You can turn your dwarves into a hive of busy bodies as each chamber has a function and production, much like an ant colony. You can even have a chamber for your most important dwarf and heavily defend it. Again, the concept and challenge of this design enabled it to breach the list of the top fortress designs.

Fortress of Fear

The Fortress of Fear design does not regard efficiency or productivity, but aesthetic. Challenging but very cool, this fortress design could be the next one for you. The Fortress of Fear is, at least from the outside, built primarily from obsidian to strike fear into your enemies. But simply having obsidian does not make it terrifying.
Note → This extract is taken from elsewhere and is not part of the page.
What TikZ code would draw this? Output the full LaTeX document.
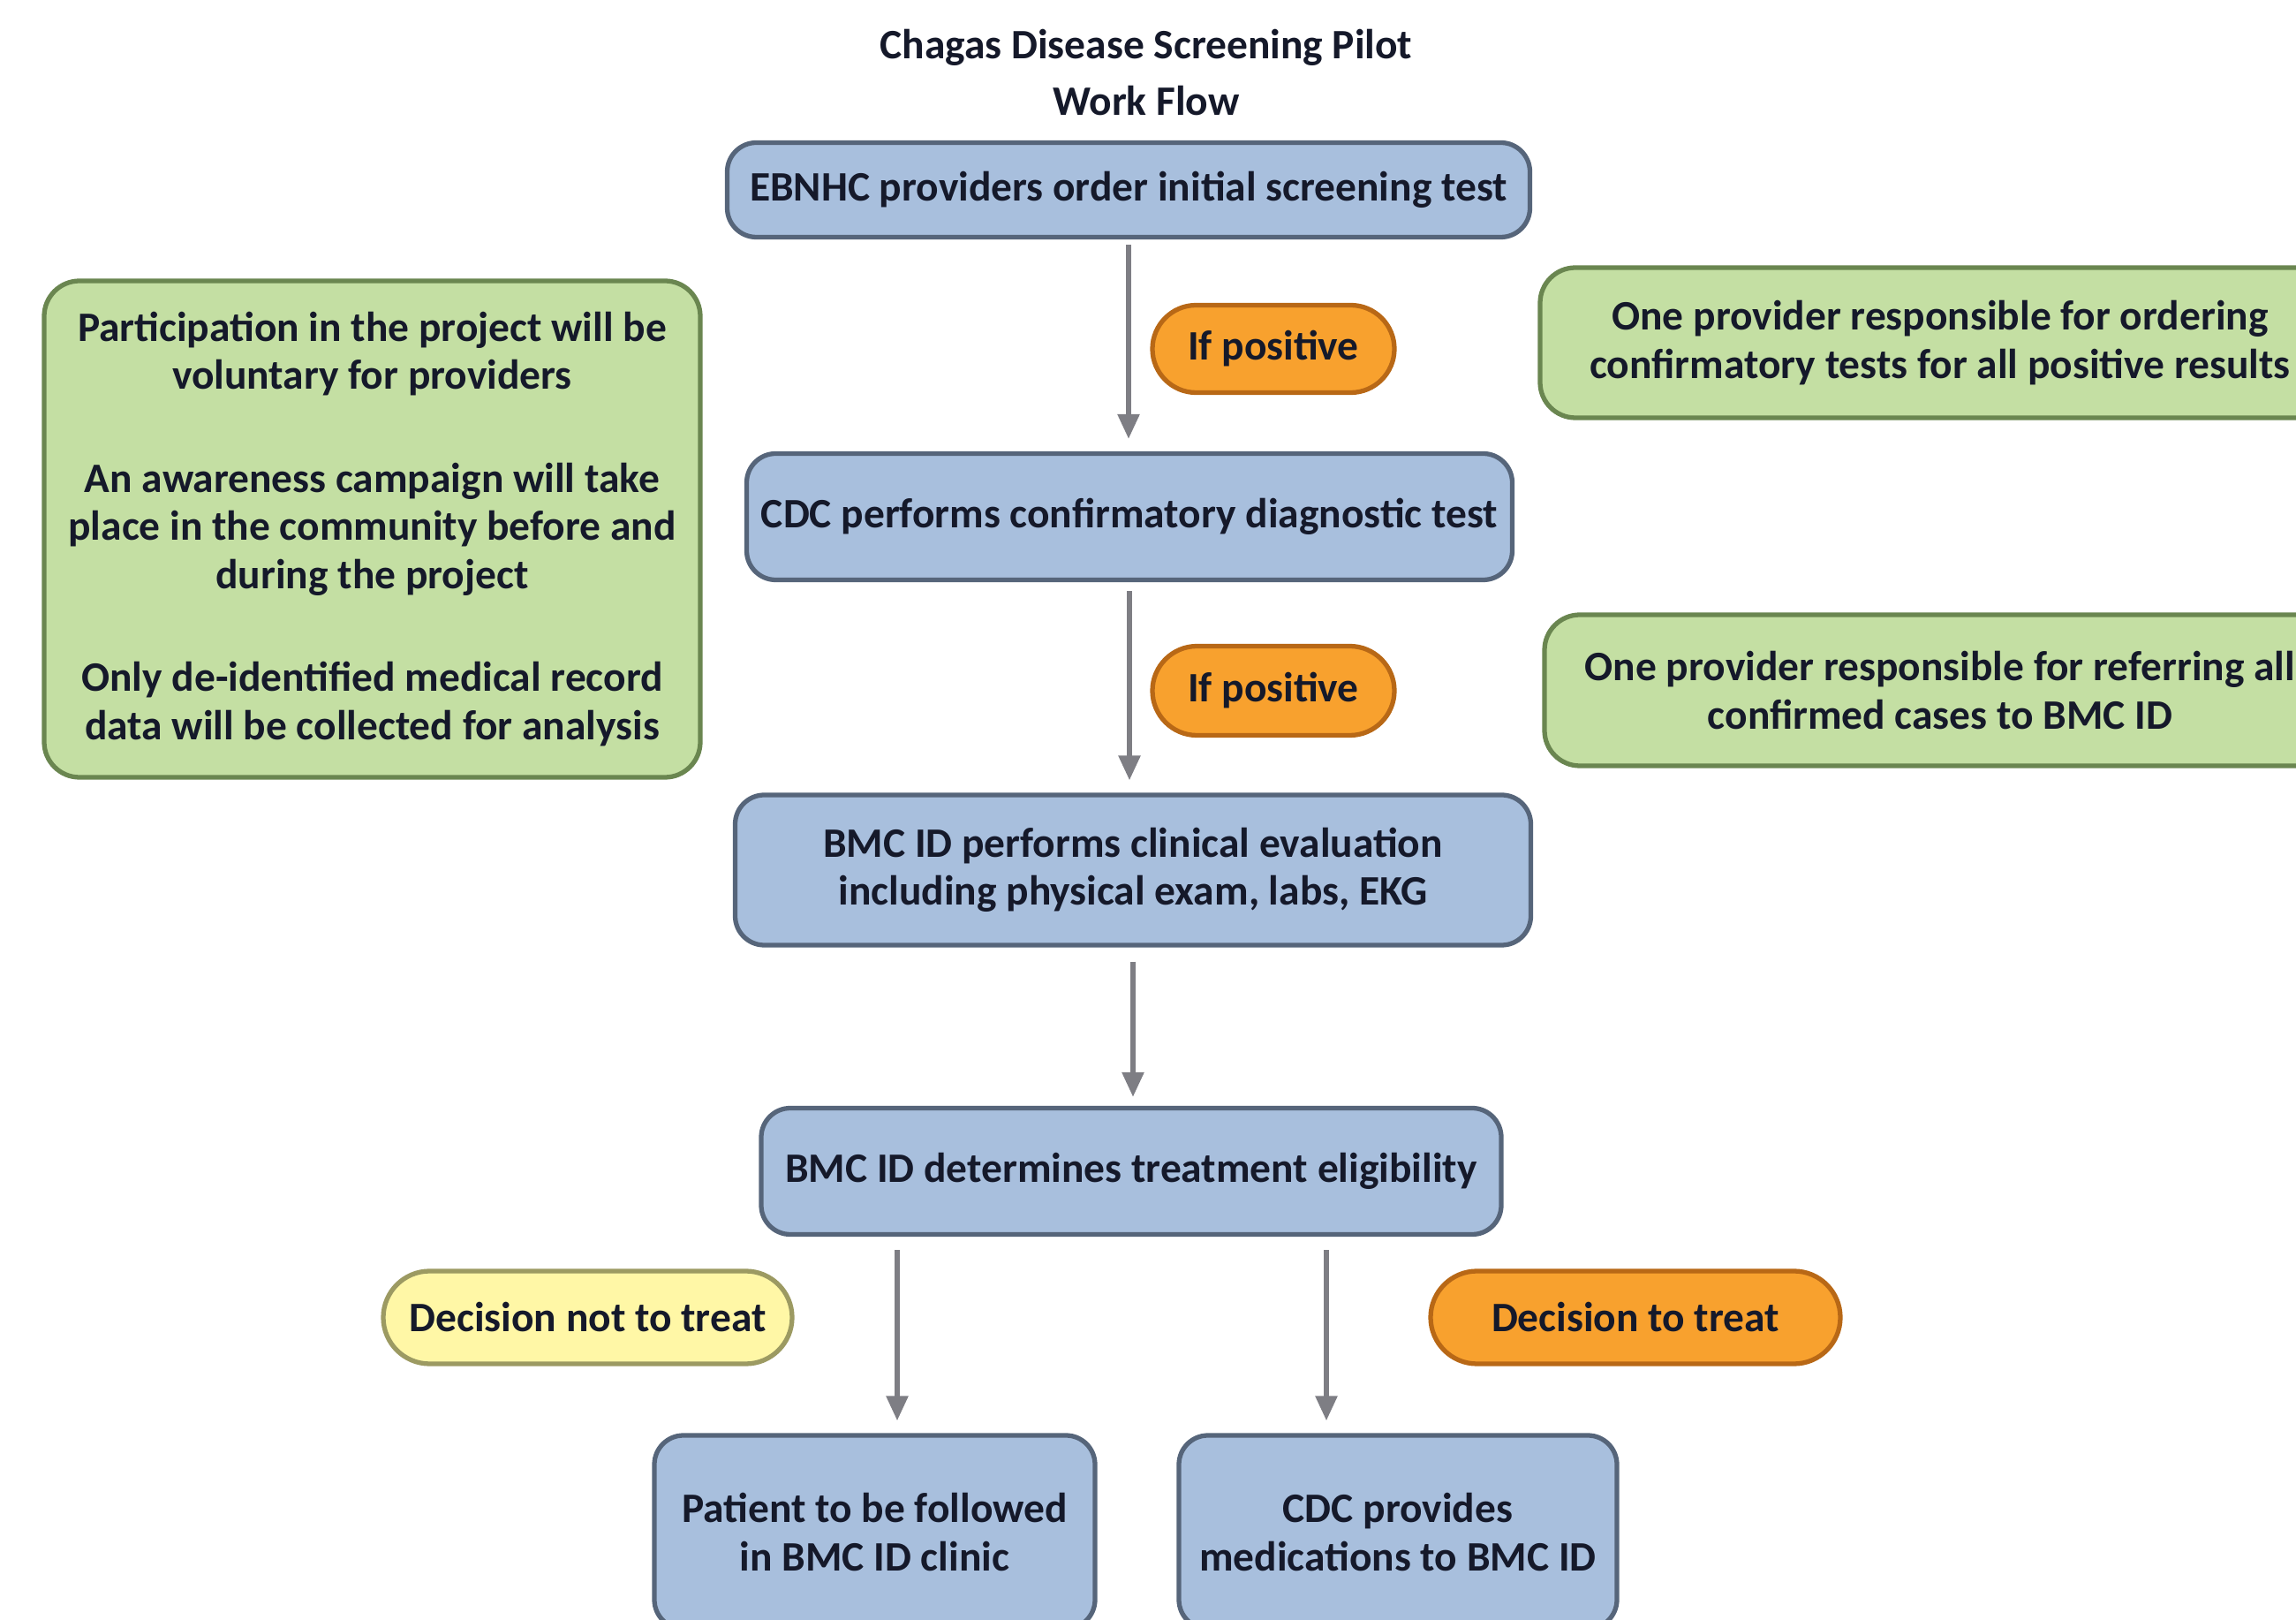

What pushes this design into the list, is the feature of having glass display cases of live prisoners or vampires at the entrance. You can chain down prisoners of war and throw them behind some glass for any intruders to have a look at. Aniaas1 on Reddit places their vampires in a silver cell and chain and floods the cell entirely with water to strike terror into any potential enemy.

The Column of History

This design choice is very old and liked by the community, so I couldn’t not add it. Originally proposed by Marcus Aurelius, the Column of History refers to numerous columns that have been engraved each year, almost as if to make an ongoing story of the fortress’ history. There are many ways to do this.

column in dwarf fortress
Image via Bay12 Games

You could have ten columns that, once engraved, go down to the next z-level, so every z-level is a decade of history that will travel down through the earth and be a real spectacle. This is a fantastic design choice that all players can take a piece from. It also reminds us of the inherent story-telling nature of Dwarf Fortress.